*GIVEN INSTRUCTION:* Give again, exactly as written, the lines of the records below from the line with "Rebuild this diagram" to the line with "(l2b) at (87,116)". Both end lines count; pictures do not.

━━ RECORD EXTRACTS ━━

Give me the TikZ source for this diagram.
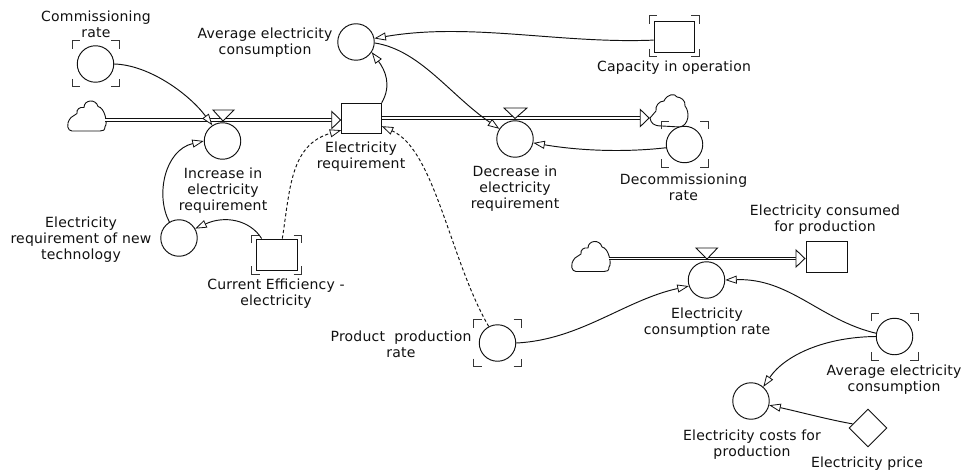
\documentclass[tikz,border=0pt]{standalone}
\usepackage{fontspec}
\setmainfont[LetterSpace=1.5]{DejaVu Sans}
\usetikzlibrary{arrows.meta,shapes.geometric,calc}
\definecolor{ink}{HTML}{111111}
\tikzset{
  base/.style={draw=ink,line width=0.95pt,fill=white,inner sep=0pt},
  aux/.style={base,circle,minimum size=36.5pt},
  stockbox/.style={base,rectangle,minimum width=#1,minimum height=30pt},
  stockbox/.default=40pt,
  rhomb/.style={base,diamond,minimum width=38pt,minimum height=38pt},
  lab/.style={align=center,inner sep=0pt,text=ink,font=\fontsize{14}{16}\selectfont},
  link/.style={draw=ink,line width=0.95pt,-{Triangle[length=11.5pt,width=8pt,fill=white,line width=0.8pt]}},
  dlink/.style={link,dash pattern=on 3.2pt off 2.4pt},
  pipe/.style={draw=ink,line width=0.9pt,double=white,double distance=1.9pt,-{Triangle[length=10pt,width=19pt,fill=white,line width=0.9pt]}},
  valve/.style={draw=ink,line width=0.9pt,fill=white},
  ghostmark/.style={draw=ink!85,line width=1pt},
  cloudline/.style={draw=ink,line width=0.9pt,fill=white,line join=round},
  anchorbox/.style={inner sep=0pt,minimum width=38pt,minimum height=20pt}
}
\newcommand{\ghostcorners}[3]{%
  \draw[ghostmark] ([shift={(-#2,-#3+8)}]#1.center) -- ++(0,-8) -- ++(8,0);
  \draw[ghostmark] ([shift={(#2-8,-#3)}]#1.center) -- ++(8,0) -- ++(0,8);
  \draw[ghostmark] ([shift={(-#2,#3-8)}]#1.center) -- ++(0,8) -- ++(8,0);
  \draw[ghostmark] ([shift={(#2-8,#3)}]#1.center) -- ++(8,0) -- ++(0,-8);
}
\newcommand{\cloudshape}[2]{%
  \draw[cloudline,shift={(#1,#2)}] (33,30.5) -- (5,30.5) .. controls (1,30.5) and (-2,24) .. (4,17)
    .. controls (6,15) and (8,15) .. (10,13) .. controls (9,9) and (13,6) .. (17,7)
    .. controls (17,-1) and (29,-2) .. (31,6) .. controls (38,7) and (41,24) .. (38,26)
    .. controls (38,30) and (36,30.5) .. (33,30.5) -- cycle;
}
\begin{document}
\begin{tikzpicture}[x=1pt,y=-1pt]
\useasboundingbox (0,0) rectangle (965,473);
\fill[white] (0,0) rectangle (965,473);

% clouds
\cloudshape{67}{100.5}
\cloudshape{571}{241}
\draw[cloudline] (650,118) .. controls (651,123) and (653,126) .. (662,126) -- (680,127)
  .. controls (689,125) and (690,112) .. (685,106) .. controls (686,100) and (680,97) .. (677,97)
  .. controls (675,93) and (667,94) .. (664,101) .. controls (659,101) and (655,106) .. (656,111) -- cycle;
\node[anchorbox] (c1) at (86,120) {};
\node[anchorbox] (c2) at (669,118) {};
\node[anchorbox] (c3) at (589.5,258.5) {};

% stocks and others
\node[stockbox=39.5pt] (stock) at (361.5,118) {};
\node[stockbox=41pt,minimum height=31pt] (sfp) at (826.5,256.5) {};
\node[stockbox=40pt,minimum height=31pt] (cap) at (674,36.5) {};
\node[stockbox=41pt,minimum height=31pt] (eff) at (276.5,254.5) {};

% pipes
\draw[pipe] (c1.east) -- (c1.east -| stock.west);
\draw[pipe] (stock.east) -- (c2.west);
\draw[pipe] (c3.east) -- (c3.east -| sfp.west);

% valves
\draw[valve] (213,110) -- (234,110) -- (223,121) -- cycle;
\draw[valve] (504,108) -- (527,108) -- (515,118.5) -- cycle;
\draw[valve] (696,248) -- (717.5,248) -- (707,259) -- cycle;

% auxiliaries
\node[aux] (comm) at (95.5,64) {};
\node[aux] (avg) at (356,42) {};
\node[aux] (inc) at (222.5,141) {};
\node[aux] (dec) at (515,139) {};
\node[aux] (decom) at (684.5,144.5) {};
\node[aux] (newt) at (179,238) {};
\node[aux] (prod) at (497.5,343) {};
\node[aux] (cons) at (706.5,280) {};
\node[aux] (avgb) at (894.5,336.5) {};
\node[aux] (cost) at (751,401) {};
\node[rhomb] (price) at (868,428) {};

% ghost marks
\ghostcorners{comm}{23.5}{23}
\ghostcorners{cap}{25}{20.5}
\ghostcorners{decom}{23.5}{23}
\ghostcorners{eff}{25}{19.5}
\ghostcorners{prod}{24}{23.5}
\ghostcorners{avgb}{23.5}{23.5}

% connectors
\draw[link] (comm.0) .. controls (150,65) and (190,95) .. (inc.123);
\draw[link] (newt.121) .. controls (155,195) and (165,150) .. (inc.180);
\draw[link] (eff.133) .. controls (250,220) and (225,215) .. (newt.30);
\draw[dlink] (eff.70) .. controls (290,190) and (290,145) .. (stock.211.6);
\draw[dlink] (prod.118) .. controls (450,260) and (435,150) .. (stock.-22.3);
\draw[link] (stock.37.6) .. controls (392,85) and (385,70) .. (avg.-33);
\draw[link] (cap.190) .. controls (560,44) and (470,22) .. (avg.11);
\draw[link] (avg.-3) .. controls (420,50) and (450,95) .. (dec.147);
\draw[link] (decom.190) .. controls (620,153) and (575,150) .. (dec.-12);
\draw[link] (prod.0) .. controls (580,340) and (625,300) .. (cons.199);
\draw[link] (avgb.170) .. controls (820,320) and (790,278) .. (cons.0);
\draw[link] (avgb.180) .. controls (825,337) and (785,355) .. (cost.49);
\draw[link] (price.165) .. controls (830,420) and (800,412) .. (cost.-13);

% labels
\node[lab] (lcomm) at (96,24.5) {Commissioning\\rate};
\node[lab] (lavg) at (265,42.5) {Average electricity\\consumption};
\node[lab] (lcap) at (674,68) {Capacity in operation};
\node[lab] (lstock) at (361,157) {Electricity\\requirement};
\node[lab] (linc) at (223,191) {Increase in\\electricity\\requirement};
\node[lab] (ldec) at (515,188.5) {Decrease in\\electricity\\requirement};
\node[lab] (ldecom) at (683.5,187.5) {Decommissioning\\rate};
\node[lab] (lnewt) at (81,240) {Electricity\\requirement of new\\technology};
\node[lab] (leff) at (276,293.5) {Current Efficiency -\\electricity};
\node[lab] (lprod) at (401,344.5) {Product\ \ production\\rate};
\node[lab] (lsfp) at (825,220) {Electricity consumed\\for production};
\node[lab] (lcons) at (707,322.5) {Electricity\\consumption rate};
\node[lab] (lavgb) at (894,380) {Average electricity\\consumption};
\node[lab] (lcost) at (752,444.5) {Electricity costs for\\production};
\node[lab] (lprice) at (867,464) {Electricity price};
\end{tikzpicture}
\end{document}
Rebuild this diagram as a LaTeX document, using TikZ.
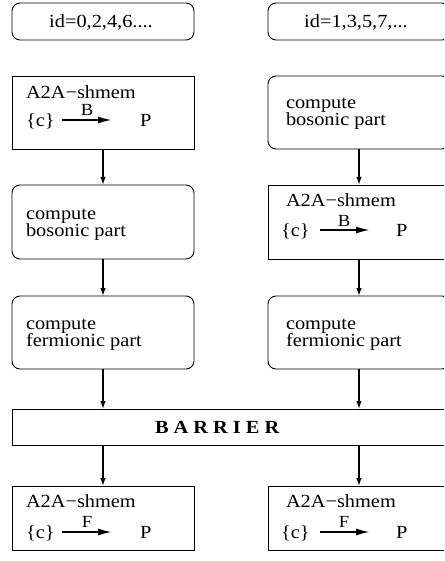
\documentclass[tikz,border=0pt]{standalone}
\usepackage{fontspec}
\setmainfont[FakeStretch=1.1]{Liberation Serif}
\usetikzlibrary{arrows.meta}
\begin{document}
\begin{tikzpicture}[x=1pt,y=-1pt,
  every node/.style={inner sep=0pt, outer sep=0pt},
  box/.style={draw, line width=0.9pt, anchor=north west, minimum width=182pt},
  rbox/.style={box, rounded corners=8pt},
  txt/.style={anchor=base west, font=\fontsize{18.5}{17}\selectfont},
  ctxt/.style={anchor=base, font=\fontsize{18.5}{17}\selectfont},
  lbl/.style={anchor=base, font=\fontsize{17}{17}\selectfont},
  flow/.style={line width=1.3pt, -{Latex[length=8pt,width=5.5pt]}},
  inarr/.style={line width=1.9pt, -{Latex[length=14pt,width=7pt]}}]
\useasboundingbox (0,0) rectangle (444,561);
\clip (0,0) rectangle (444,561);

% row 1
\node[rbox, minimum height=37pt] (l1) at (12,3) {};
\node[ctxt] (l1t) at (101,28) {id=0,2,4,6....};
\node[rbox, minimum height=37pt] (r1) at (268,3) {};
\node[ctxt] (r1t) at (356,28) {id=1,3,5,7,...};

% row 2
\node[box, minimum height=73pt] (l2) at (12,76) {};
\node[txt] (l2a) at (26,99) {A2A−shmem};
\node[txt] (l2c) at (26,127) {\{c\}};
\node[txt] (l2p) at (140,127) {P};
\coordinate (l2s) at (62,120);
\coordinate (l2e) at (112,120);
\draw[inarr] (l2s) -- (l2e);
\node[lbl] (l2b) at (87,116) {B};

\node[rbox, minimum height=73pt] (r2) at (268,76) {};
\node[txt] (r2a) at (286,109) {compute};
\node[txt] (r2b) at (286,126) {bosonic part};

% row 3
\node[rbox, minimum height=74pt] (l3) at (12,185) {};
\node[txt] (l3a) at (26,219) {compute};
\node[txt] (l3b) at (26,236) {bosonic part};

\node[box, minimum height=74pt] (r3) at (268,185) {};
\node[txt] (r3a) at (286,207) {A2A−shmem};
\node[txt] (r3c) at (281,236) {\{c\}};
\node[txt] (r3p) at (396,236) {P};
\coordinate (r3s) at (320,230);
\coordinate (r3e) at (370,230);
\draw[inarr] (r3s) -- (r3e);
\node[lbl] (r3b) at (344,226) {B};

% row 4
\node[rbox, minimum height=73pt] (l4) at (12,296) {};
\node[txt] (l4a) at (26,329) {compute};
\node[txt] (l4b) at (26,346) {fermionic part};
\node[rbox, minimum height=73pt] (r4) at (268,296) {};
\node[txt] (r4a) at (286,329) {compute};
\node[txt] (r4b) at (286,346) {fermionic part};

% barrier
\node[box, minimum width=448pt, minimum height=36pt] (bar) at (12,409) {};
\node[txt, font=\fontsize{18.5}{17}\selectfont\bfseries] (bart) at (155,433) {B A R R I E R};

% row 5
\node[box, minimum height=64pt] (l5) at (12,486) {};
\node[txt] (l5a) at (26,507) {A2A−shmem};
\node[txt] (l5c) at (26,538) {\{c\}};
\node[txt] (l5p) at (140,538) {P};
\coordinate (l5s) at (62,532);
\coordinate (l5e) at (112,532);
\draw[inarr] (l5s) -- (l5e);
\node[lbl] (l5f) at (87,527) {F};

\node[box, minimum height=64pt] (r5) at (268,486) {};
\node[txt] (r5a) at (286,507) {A2A−shmem};
\node[txt] (r5c) at (281,538) {\{c\}};
\node[txt] (r5p) at (396,538) {P};
\coordinate (r5s) at (320,532);
\coordinate (r5e) at (370,532);
\draw[inarr] (r5s) -- (r5e);
\node[lbl] (r5f) at (344,527) {F};

% flow arrows
\draw[flow] (l2.south) -- (l3.north);
\draw[flow] (l3.south) -- (l4.north);
\draw[flow] (l4.south) -- (l4.south |- bar.north);
\draw[flow] (l5.north |- bar.south) -- (l5.north);
\draw[flow] (r2.south) -- (r3.north);
\draw[flow] (r3.south) -- (r4.north);
\draw[flow] (r4.south) -- (r4.south |- bar.north);
\draw[flow] (r5.north |- bar.south) -- (r5.north);
\end{tikzpicture}
\end{document}
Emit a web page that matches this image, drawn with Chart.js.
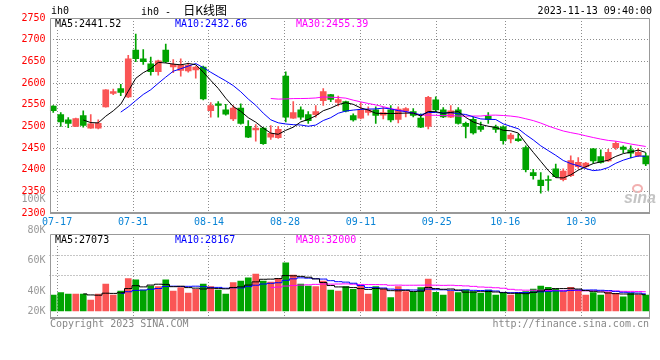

━━━

*EXERCISE SOLUTION:*
Rebuild this diagram as a LaTeX document, using TikZ.
\documentclass[tikz,border=0pt]{standalone}
\usepackage{fontspec}
\setmainfont[FakeStretch=1.1]{Liberation Serif}
\usetikzlibrary{arrows.meta}
\begin{document}
\begin{tikzpicture}[x=1pt,y=-1pt,
  every node/.style={inner sep=0pt, outer sep=0pt},
  box/.style={draw, line width=0.9pt, anchor=north west, minimum width=182pt},
  rbox/.style={box, rounded corners=8pt},
  txt/.style={anchor=base west, font=\fontsize{18.5}{17}\selectfont},
  ctxt/.style={anchor=base, font=\fontsize{18.5}{17}\selectfont},
  lbl/.style={anchor=base, font=\fontsize{17}{17}\selectfont},
  flow/.style={line width=1.3pt, -{Latex[length=8pt,width=5.5pt]}},
  inarr/.style={line width=1.9pt, -{Latex[length=14pt,width=7pt]}}]
\useasboundingbox (0,0) rectangle (444,561);
\clip (0,0) rectangle (444,561);

% row 1
\node[rbox, minimum height=37pt] (l1) at (12,3) {};
\node[ctxt] (l1t) at (101,28) {id=0,2,4,6....};
\node[rbox, minimum height=37pt] (r1) at (268,3) {};
\node[ctxt] (r1t) at (356,28) {id=1,3,5,7,...};

% row 2
\node[box, minimum height=73pt] (l2) at (12,76) {};
\node[txt] (l2a) at (26,99) {A2A−shmem};
\node[txt] (l2c) at (26,127) {\{c\}};
\node[txt] (l2p) at (140,127) {P};
\coordinate (l2s) at (62,120);
\coordinate (l2e) at (112,120);
\draw[inarr] (l2s) -- (l2e);
\node[lbl] (l2b) at (87,116) {B};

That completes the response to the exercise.